Session Information
02 SES 09 A, Explorations in Interdisciplinarity in VET - The Concept of Collective Skills Formation
Symposium
Contribution
Looking at Norway and the Nordic countries the fruitfulness of ‘collective skills formation’ systems is discussed from a political science perspective. Whereas ‘collective skills formation’ is focused on the political determinants of VET systems in the form of multi-partism and governmental centralization as determined by economic interests, and on the involvement of the enterprise sector in VET, other approaches include the administrative terrain of VET practice and reform . These consider public administration in different types of politico-administrative regimes, and seem useful for the understanding of mixed or hybrid systems.

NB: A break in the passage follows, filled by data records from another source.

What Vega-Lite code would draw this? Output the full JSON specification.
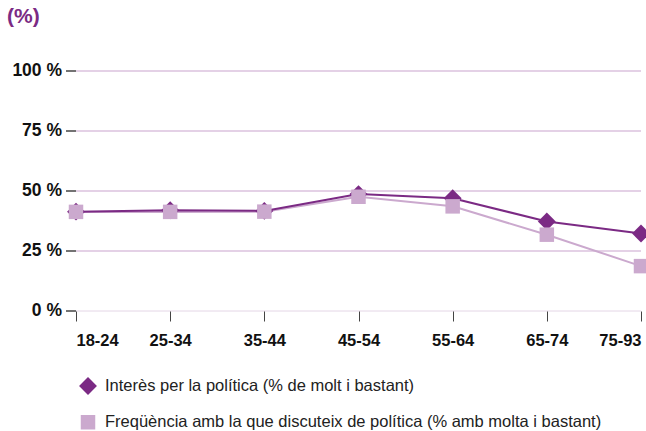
{
  "$schema": "https://vega.github.io/schema/vega-lite/v6.json",
  "autosize": "none",
  "width": 565,
  "height": 240,
  "padding": {"left": 76, "top": 71, "right": 5, "bottom": 120},
  "background": "white",
  "config": {
    "view": {"stroke": null},
    "font": "Liberation Sans"
  },
  "data": {
    "values": [
      {"serie": "Interès per la política (% de molt i bastant)", "edat": "18-24", "valor": 41.4},
      {"serie": "Interès per la política (% de molt i bastant)", "edat": "25-34", "valor": 42.0},
      {"serie": "Interès per la política (% de molt i bastant)", "edat": "35-44", "valor": 41.7},
      {"serie": "Interès per la política (% de molt i bastant)", "edat": "45-54", "valor": 48.7},
      {"serie": "Interès per la política (% de molt i bastant)", "edat": "55-64", "valor": 47.0},
      {"serie": "Interès per la política (% de molt i bastant)", "edat": "65-74", "valor": 37.3},
      {"serie": "Interès per la política (% de molt i bastant)", "edat": "75-93", "valor": 32.3},
      {"serie": "Freqüència amb la que discuteix de política (% amb molta i bastant)", "edat": "18-24", "valor": 41.3},
      {"serie": "Freqüència amb la que discuteix de política (% amb molta i bastant)", "edat": "25-34", "valor": 41.3},
      {"serie": "Freqüència amb la que discuteix de política (% amb molta i bastant)", "edat": "35-44", "valor": 41.4},
      {"serie": "Freqüència amb la que discuteix de política (% amb molta i bastant)", "edat": "45-54", "valor": 47.6},
      {"serie": "Freqüència amb la que discuteix de política (% amb molta i bastant)", "edat": "55-64", "valor": 43.6},
      {"serie": "Freqüència amb la que discuteix de política (% amb molta i bastant)", "edat": "65-74", "valor": 31.8},
      {"serie": "Freqüència amb la que discuteix de política (% amb molta i bastant)", "edat": "75-93", "valor": 18.7}
    ]
  },
  "encoding": {
    "x": {
      "field": "edat", "type": "ordinal",
      "scale": {"type": "point", "padding": 0},
      "axis": {
        "title": null, "labelAngle": 0, "domain": false, "grid": false,
        "tickSize": 10, "tickColor": "#444", "tickWidth": 1,
        "labelPadding": 11, "labelFlush": true,
        "labelFont": "Liberation Sans", "labelFontSize": 16.5, "labelFontWeight": "bold", "labelColor": "#111"
      }
    },
    "y": {
      "field": "valor", "type": "quantitative",
      "scale": {"domain": [0, 100], "nice": false},
      "axis": {
        "title": "(%)", "titleAngle": 0, "titleX": -69, "titleY": -54,
        "titleAlign": "left", "titleBaseline": "middle",
        "titleFont": "Liberation Sans", "titleFontSize": 21, "titleFontWeight": "bold", "titleColor": "#7b2a84",
        "values": [0, 25, 50, 75, 100],
        "labelExpr": "datum.value + ' %'",
        "domain": false,
        "translate": 0,
        "tickSize": 10, "tickColor": "#444", "tickWidth": 1.5,
        "labelPadding": 4,
        "labelFont": "Liberation Sans", "labelFontSize": 17.5, "labelFontWeight": "bold", "labelColor": "#111",
        "grid": true,
        "gridColor": {"expr": "datum.value === 0 ? '#e4d6e6' : '#c9a3cd'"},
        "gridOpacity": 1,
        "gridWidth": 1
      }
    }
  },
  "layer": [
    {
      "transform": [{"filter": "datum.serie === 'Freqüència amb la que discuteix de política (% amb molta i bastant)'"}],
      "mark": {"type": "line", "color": "#cba9ce", "strokeWidth": 2}
    },
    {
      "transform": [{"filter": "datum.serie === 'Interès per la política (% de molt i bastant)'"}],
      "mark": {"type": "line", "color": "#7b2a84", "strokeWidth": 2}
    },
    {
      "mark": {"type": "point", "filled": true, "opacity": 1},
      "encoding": {
        "color": {
          "field": "serie", "type": "nominal",
          "scale": {
            "domain": ["Interès per la política (% de molt i bastant)", "Freqüència amb la que discuteix de política (% amb molta i bastant)"],
            "range": ["#7b2a84", "#cba9ce"]
          },
          "legend": {
            "title": null, "orient": "none", "legendX": 3, "legendY": 306,
            "direction": "vertical",
            "symbolSize": 440, "symbolOpacity": 1, "symbolStrokeWidth": 0,
            "rowPadding": 19, "labelOffset": 8,
            "labelFont": "Liberation Sans", "labelFontSize": 16.5, "labelColor": "#222", "labelLimit": 650
          }
        },
        "shape": {
          "field": "serie", "type": "nominal",
          "scale": {
            "domain": ["Interès per la política (% de molt i bastant)", "Freqüència amb la que discuteix de política (% amb molta i bastant)"],
            "range": ["diamond", "square"]
          }
        },
        "size": {
          "field": "serie", "type": "nominal", "legend": null,
          "scale": {
            "domain": ["Interès per la política (% de molt i bastant)", "Freqüència amb la que discuteix de política (% amb molta i bastant)"],
            "range": [320, 210]
          }
        }
      }
    }
  ]
}
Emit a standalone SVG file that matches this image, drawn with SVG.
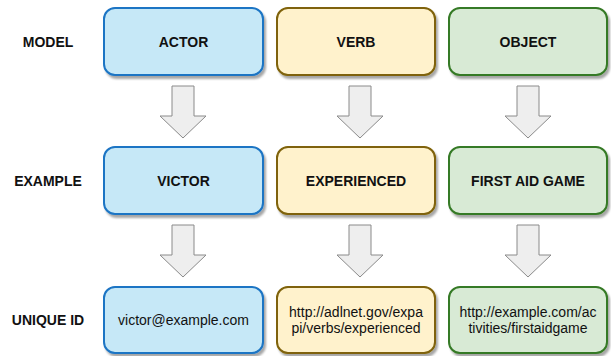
<svg xmlns="http://www.w3.org/2000/svg" width="611" height="356" viewBox="0 0 611 356">
  <defs>
    <filter id="shadow" x="-10%" y="-10%" width="125%" height="135%">
      <feGaussianBlur in="SourceAlpha" stdDeviation="1.2"/>
      <feOffset dx="2" dy="2.5" result="b"/>
      <feComponentTransfer><feFuncA type="linear" slope="0.35"/></feComponentTransfer>
      <feMerge><feMergeNode/><feMergeNode in="SourceGraphic"/></feMerge>
    </filter>
    <path id="downArrow" d="M-11,0 H11 V30 H23 L0,52 L-23,30 H-11 Z"/>
  </defs>
  <style>
    .box { stroke-width: 2; filter: url(#shadow); }
    .blue { fill: #c6e8f7; stroke: #1b74c4; }
    .yellow { fill: #fff2cc; stroke: #7f6207; }
    .green { fill: #d8ead5; stroke: #367a26; }
    .arrow { fill: #eeeeee; stroke: #8a8a8a; stroke-width: 1; }
    text { font-family: "Liberation Sans", Arial, sans-serif; font-size: 14px; fill: #111; text-anchor: middle; dominant-baseline: central; }
    .b { font-weight: bold; }
  </style>

  <!-- row labels -->
  <g id="label-model"><text class="b" x="48" y="42">MODEL</text></g>
  <g id="label-example"><text class="b" x="48" y="181">EXAMPLE</text></g>
  <g id="label-unique-id"><text class="b" x="48" y="320">UNIQUE ID</text></g>

  <!-- model row -->
  <g id="actor">
    <rect class="box blue" x="104" y="8" width="159" height="67" rx="11"/>
    <text class="b" x="183.5" y="42">ACTOR</text>
  </g>
  <g id="verb">
    <rect class="box yellow" x="277" y="8" width="158" height="67" rx="11"/>
    <text class="b" x="356" y="42">VERB</text>
  </g>
  <g id="object">
    <rect class="box green" x="449" y="8" width="158" height="67" rx="11"/>
    <text class="b" x="528" y="42">OBJECT</text>
  </g>

  <!-- example row -->
  <g id="victor">
    <rect class="box blue" x="104" y="147" width="159" height="67" rx="11"/>
    <text class="b" x="183.5" y="181">VICTOR</text>
  </g>
  <g id="experienced">
    <rect class="box yellow" x="277" y="147" width="158" height="67" rx="11"/>
    <text class="b" x="356" y="181">EXPERIENCED</text>
  </g>
  <g id="first-aid-game">
    <rect class="box green" x="449" y="147" width="158" height="67" rx="11"/>
    <text class="b" x="528" y="181">FIRST AID GAME</text>
  </g>

  <!-- unique id row -->
  <g id="victor-email">
    <rect class="box blue" x="104" y="287" width="159" height="66" rx="11"/>
    <text x="183.5" y="320">victor@example.com</text>
  </g>
  <g id="experienced-iri">
    <rect class="box yellow" x="277" y="287" width="158" height="66" rx="11"/>
    <text x="356" y="312">http://adlnet.gov/expa</text>
    <text x="356" y="328">pi/verbs/experienced</text>
  </g>
  <g id="first-aid-game-iri">
    <rect class="box green" x="449" y="287" width="158" height="66" rx="11"/>
    <text x="528" y="312">http://example.com/ac</text>
    <text x="528" y="328">tivities/firstaidgame</text>
  </g>

  <!-- connectors -->
  <g id="connectors">
    <use href="#downArrow" class="arrow" x="183" y="86"/>
    <use href="#downArrow" class="arrow" x="360" y="86"/>
    <use href="#downArrow" class="arrow" x="528" y="86"/>
    <use href="#downArrow" class="arrow" x="183" y="225"/>
    <use href="#downArrow" class="arrow" x="360" y="225"/>
    <use href="#downArrow" class="arrow" x="528" y="225"/>
  </g>
</svg>
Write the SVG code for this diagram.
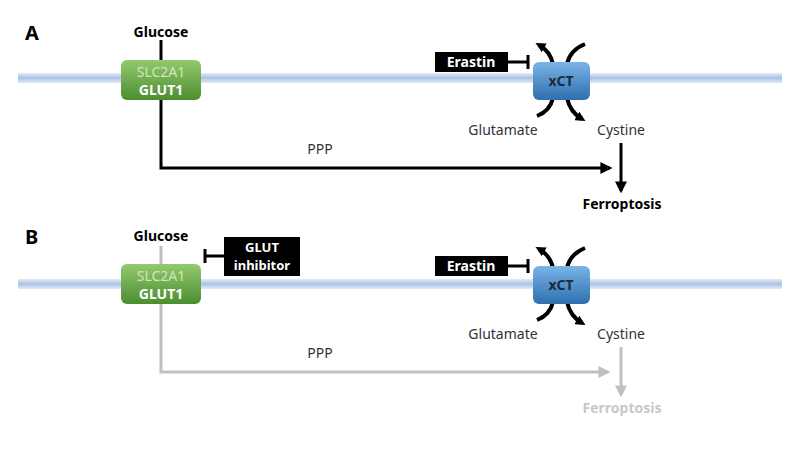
<svg xmlns="http://www.w3.org/2000/svg" width="800" height="450" viewBox="0 0 800 450">
<defs>
<linearGradient id="mem" x1="0" y1="0" x2="0" y2="1">
<stop offset="0" stop-color="#e4ecf7"/><stop offset="0.5" stop-color="#a9c1e5"/><stop offset="1" stop-color="#e4ecf7"/>
</linearGradient>
<linearGradient id="grn" x1="0" y1="0" x2="0" y2="1">
<stop offset="0" stop-color="#93c970"/><stop offset="1" stop-color="#4b8d2e"/>
</linearGradient>
<linearGradient id="blu" x1="0" y1="0" x2="0" y2="1">
<stop offset="0" stop-color="#7ab4e6"/><stop offset="1" stop-color="#2f6fae"/>
</linearGradient>
<marker id="ah" viewBox="0 0 10 10" refX="8" refY="5" markerWidth="12" markerHeight="12" markerUnits="userSpaceOnUse" orient="auto">
<path d="M0,0 L10,5 L0,10 z" fill="#000"/>
</marker>
<marker id="ahs" viewBox="0 0 10 10" refX="6" refY="5" markerWidth="10" markerHeight="10" markerUnits="userSpaceOnUse" orient="auto">
<path d="M0,0 L10,5 L0,10 z" fill="#000"/>
</marker>
<marker id="ahg" viewBox="0 0 10 10" refX="8" refY="5" markerWidth="12" markerHeight="12" markerUnits="userSpaceOnUse" orient="auto">
<path d="M0,0 L10,5 L0,10 z" fill="#c0c0c0"/>
</marker>
</defs>
<style>
text{font-family:"Noto Sans","Liberation Sans",sans-serif;}
.lbl{font-size:20px;font-weight:bold;fill:#000;}
.b{font-size:14px;font-weight:bold;fill:#000;text-anchor:middle;}
.n{font-size:14px;fill:#333;text-anchor:middle;}
.w{font-size:14px;font-weight:bold;fill:#fff;text-anchor:middle;}
.w2{font-size:13px;font-weight:bold;fill:#fff;text-anchor:middle;}
.slc{font-size:14px;fill:#cfe6bd;text-anchor:middle;}
.xct{font-size:14px;font-weight:bold;fill:#1a2a3a;text-anchor:middle;}
.k{stroke:#000;stroke-width:3;fill:none;}
.g{stroke:#c0c0c0;stroke-width:3;fill:none;}
.cv{stroke:#000;stroke-width:4;fill:none;}
</style>

<!-- Panel A -->
<g id="panelA">
<text class="lbl" x="25" y="40">A</text>
<rect id="membraneA" x="18" y="73" width="764" height="10" fill="url(#mem)"/>
<g id="connectorsA">
<path class="k" d="M161,40 V168 H610" marker-end="url(#ah)"/>
<path class="k" d="M621,143 V191" marker-end="url(#ah)"/>
<path class="k" d="M508,62 H528 M528,55 V69"/>
<path class="cv" d="M553,64 Q550,51 539,45" marker-end="url(#ahs)"/>
<path class="cv" d="M567,64 Q570,50 585,44"/>
<path class="cv" d="M553,98 Q550,111 537,116"/>
<path class="cv" d="M567,98 Q570,112 582,119" marker-end="url(#ahs)"/>
</g>
<g id="glucoseA"><text class="b" x="161" y="37">Glucose</text></g>
<g id="glut1A">
<rect x="121" y="60" width="80" height="40" rx="6" fill="url(#grn)"/>
<text class="slc" x="161" y="77">SLC2A1</text>
<text class="w" x="161" y="95">GLUT1</text>
</g>
<g id="erastinA">
<rect x="435" y="52" width="73" height="20" fill="#000"/>
<text class="w" x="471" y="67">Erastin</text>
</g>
<g id="xctA">
<rect x="533" y="62" width="57" height="38" rx="6" fill="url(#blu)"/>
<text class="xct" x="561" y="86">xCT</text>
</g>
<g id="glutamateA"><text class="n" x="503" y="135">Glutamate</text></g>
<g id="cystineA"><text class="n" x="621" y="135">Cystine</text></g>
<g id="pppA"><text class="n" x="320" y="154">PPP</text></g>
<g id="ferroA"><text class="b" x="622" y="209">Ferroptosis</text></g>
</g>

<!-- Panel B -->
<g id="panelB">
<text class="lbl" x="25" y="244">B</text>
<rect id="membraneB" x="18" y="279" width="764" height="10" fill="url(#mem)"/>
<g id="connectorsB">
<path class="g" d="M161,246 V372 H608" marker-end="url(#ahg)"/>
<path class="g" d="M621,347 V395" marker-end="url(#ahg)"/>
<path class="k" d="M205,256 H224 M205,249 V263"/>
<path class="k" d="M508,266 H528 M528,259 V273"/>
<path class="cv" d="M553,268 Q550,255 539,249" marker-end="url(#ahs)"/>
<path class="cv" d="M567,268 Q570,254 585,248"/>
<path class="cv" d="M553,302 Q550,315 537,320"/>
<path class="cv" d="M567,302 Q570,316 582,323" marker-end="url(#ahs)"/>
</g>
<g id="glucoseB"><text class="b" x="161" y="241">Glucose</text></g>
<g id="glut1B">
<rect x="121" y="264" width="80" height="40" rx="6" fill="url(#grn)"/>
<text class="slc" x="161" y="281">SLC2A1</text>
<text class="w" x="161" y="299">GLUT1</text>
</g>
<g id="glutInhibitor">
<rect x="224" y="237" width="76" height="39" fill="#000"/>
<text class="w2" x="262" y="252">GLUT</text>
<text class="w2" x="262" y="270">inhibitor</text>
</g>
<g id="erastinB">
<rect x="435" y="256" width="73" height="20" fill="#000"/>
<text class="w" x="471" y="271">Erastin</text>
</g>
<g id="xctB">
<rect x="533" y="266" width="57" height="38" rx="6" fill="url(#blu)"/>
<text class="xct" x="561" y="290">xCT</text>
</g>
<g id="glutamateB"><text class="n" x="503" y="339">Glutamate</text></g>
<g id="cystineB"><text class="n" x="621" y="339">Cystine</text></g>
<g id="pppB"><text class="n" x="320" y="358">PPP</text></g>
<g id="ferroB"><text class="b" x="622" y="413" style="fill:#c8c8c8">Ferroptosis</text></g>
</g>
</svg>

We argue that reform trajectories in VET are broadly determined by features of this regime type, e.g. state structures and the nature of the executive, which act in combination with the involvement of the bureaucracy, as well as the influence of external institutions and stakeholders. VET-issues have not been much related to a possible e ‘Nordic Model’, and its communalities (unitary states, decentralized and egalitarian; proportional representation; “Rechtstaat”-oriented administration, openness to external influence). Rather the differences between Nordic countries in VET have been emphasized in the literature (Greinert, Busemeyer/Trampusch). The pros and cons of the ‘collective skills formation’ concept will be discussed against the ‘politico-administrative regimes’.